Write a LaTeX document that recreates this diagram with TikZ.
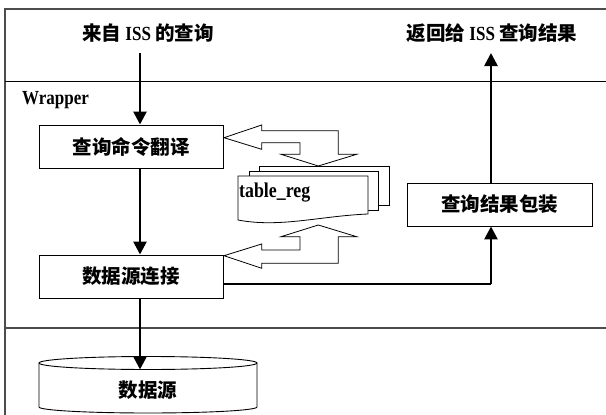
\documentclass[tikz,border=0pt]{standalone}
\usepackage{fontspec}
\setmainfont{Liberation Serif}[FakeStretch=0.85]
\newfontfamily\cjk{Noto Sans CJK SC}[Scale=0.975]
\usetikzlibrary{arrows.meta}
\newcommand{\zh}[1]{{\cjk\bfseries #1}}
\begin{document}
\begin{tikzpicture}[x=1pt,y=-1pt,
  every node/.style={font=\fontsize{20}{22}\selectfont\bfseries, inner sep=0pt},
  procbox/.style={draw, line width=0.9pt, fill=white, minimum width=184pt, minimum height=43pt},
  flow/.style={line width=2.6pt, -{Triangle[length=13pt,width=13pt]}},
  thinflow/.style={line width=1.2pt},
  blockarrow/.style={draw, line width=0.8pt, fill=white, line join=miter},
  framegray/.style={draw=black!70, line width=1.3pt},
  page/.style={draw, line width=0.8pt, fill=white}]
\useasboundingbox (0,0) rectangle (606,415);
\clip (0,0) rectangle (606,415);
\fill[white] (0,0) rectangle (606,415);
% frames
\draw[framegray] (5,420) -- (5,9) -- (620,9);
\draw[line width=1pt] (5,81) -- (620,81);
\draw[framegray] (5,328) -- (620,328);
% nodes
\node (in) at (148,33) {\zh{来自} ISS \zh{的查询}};
\node (out) at (492,33) {\zh{返回给} ISS \zh{查询结果}};
\node[anchor=west] (wr) at (22,100) {Wrapper};
\node[procbox] (trans) at (131,146.5) {\zh{查询命令翻译}};
\node[procbox] (conn) at (131,276.5) {\zh{数据源连接}};
\node[procbox, minimum width=185pt] (wrap) at (499.5,204.5) {\zh{查询结果包装}};
% block arrows
\draw[blockarrow] (224,137.7) -- (261.7,125) -- (261.7,130.7) -- (338.3,130.7) -- (338.3,154.3) -- (356.7,154.3) -- (318.3,166) -- (281,154.3) -- (300,154.3) -- (300,142.7) -- (261.7,142.7) -- (261.7,149.3) -- cycle;
\draw[blockarrow] (224,255.7) -- (261.7,244) -- (261.7,250) -- (300,250) -- (300,236.7) -- (281,236.7) -- (318.3,225) -- (356.7,236.7) -- (338.3,236.7) -- (338.3,263.3) -- (261.7,263.3) -- (261.7,268.3) -- cycle;
% stacked pages
\draw[page] (259,166) rectangle (389,205);
\draw[page] (249,171) rectangle (378,210);
\draw[page] (238,176) -- (368,176) -- (368,214) .. controls (320,216) and (280,228) .. (238,220) -- cycle;
\node[anchor=west, font=\fontsize{21}{22}\selectfont\bfseries] (treg) at (239,193) {table\_reg};
% cylinder
\draw[line width=0.9pt, fill=white] (39,363) -- (39,407) arc[start angle=180, end angle=0, x radius=109, y radius=6] -- (257,363);
\draw[line width=0.9pt] (148,363) ellipse [x radius=109, y radius=6.5];
\node (ds) at (148,390) {\zh{数据源}};
% connectors
\coordinate (inS) at (140,53);
\coordinate (outS) at (491,53);
\coordinate (cylTop) at (140,369.5);
\coordinate (corner) at (491,284);
\draw[flow] (inS) -- (inS |- trans.north);
\draw[flow] (inS |- trans.south) -- (inS |- conn.north);
\draw[flow] (inS |- conn.south) -- (cylTop);
\draw[flow] (outS |- wrap.north) -- (outS);
\draw[thinflow] (conn.east |- corner) -- (corner);
\draw[flow] (corner) -- (corner |- wrap.south);
\end{tikzpicture}
\end{document}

————————

EXERCISE INSTRUCTIONS: Reproduce the material above in full and without alteration, but skip all pictures.

THE ANSWER:
Write a LaTeX document that recreates this diagram with TikZ.
\documentclass[tikz,border=0pt]{standalone}
\usepackage{fontspec}
\setmainfont{Liberation Serif}[FakeStretch=0.85]
\newfontfamily\cjk{Noto Sans CJK SC}[Scale=0.975]
\usetikzlibrary{arrows.meta}
\newcommand{\zh}[1]{{\cjk\bfseries #1}}
\begin{document}
\begin{tikzpicture}[x=1pt,y=-1pt,
  every node/.style={font=\fontsize{20}{22}\selectfont\bfseries, inner sep=0pt},
  procbox/.style={draw, line width=0.9pt, fill=white, minimum width=184pt, minimum height=43pt},
  flow/.style={line width=2.6pt, -{Triangle[length=13pt,width=13pt]}},
  thinflow/.style={line width=1.2pt},
  blockarrow/.style={draw, line width=0.8pt, fill=white, line join=miter},
  framegray/.style={draw=black!70, line width=1.3pt},
  page/.style={draw, line width=0.8pt, fill=white}]
\useasboundingbox (0,0) rectangle (606,415);
\clip (0,0) rectangle (606,415);
\fill[white] (0,0) rectangle (606,415);
% frames
\draw[framegray] (5,420) -- (5,9) -- (620,9);
\draw[line width=1pt] (5,81) -- (620,81);
\draw[framegray] (5,328) -- (620,328);
% nodes
\node (in) at (148,33) {\zh{来自} ISS \zh{的查询}};
\node (out) at (492,33) {\zh{返回给} ISS \zh{查询结果}};
\node[anchor=west] (wr) at (22,100) {Wrapper};
\node[procbox] (trans) at (131,146.5) {\zh{查询命令翻译}};
\node[procbox] (conn) at (131,276.5) {\zh{数据源连接}};
\node[procbox, minimum width=185pt] (wrap) at (499.5,204.5) {\zh{查询结果包装}};
% block arrows
\draw[blockarrow] (224,137.7) -- (261.7,125) -- (261.7,130.7) -- (338.3,130.7) -- (338.3,154.3) -- (356.7,154.3) -- (318.3,166) -- (281,154.3) -- (300,154.3) -- (300,142.7) -- (261.7,142.7) -- (261.7,149.3) -- cycle;
\draw[blockarrow] (224,255.7) -- (261.7,244) -- (261.7,250) -- (300,250) -- (300,236.7) -- (281,236.7) -- (318.3,225) -- (356.7,236.7) -- (338.3,236.7) -- (338.3,263.3) -- (261.7,263.3) -- (261.7,268.3) -- cycle;
% stacked pages
\draw[page] (259,166) rectangle (389,205);
\draw[page] (249,171) rectangle (378,210);
\draw[page] (238,176) -- (368,176) -- (368,214) .. controls (320,216) and (280,228) .. (238,220) -- cycle;
\node[anchor=west, font=\fontsize{21}{22}\selectfont\bfseries] (treg) at (239,193) {table\_reg};
% cylinder
\draw[line width=0.9pt, fill=white] (39,363) -- (39,407) arc[start angle=180, end angle=0, x radius=109, y radius=6] -- (257,363);
\draw[line width=0.9pt] (148,363) ellipse [x radius=109, y radius=6.5];
\node (ds) at (148,390) {\zh{数据源}};
% connectors
\coordinate (inS) at (140,53);
\coordinate (outS) at (491,53);
\coordinate (cylTop) at (140,369.5);
\coordinate (corner) at (491,284);
\draw[flow] (inS) -- (inS |- trans.north);
\draw[flow] (inS |- trans.south) -- (inS |- conn.north);
\draw[flow] (inS |- conn.south) -- (cylTop);
\draw[flow] (outS |- wrap.north) -- (outS);
\draw[thinflow] (conn.east |- corner) -- (corner);
\draw[flow] (corner) -- (corner |- wrap.south);
\end{tikzpicture}
\end{document}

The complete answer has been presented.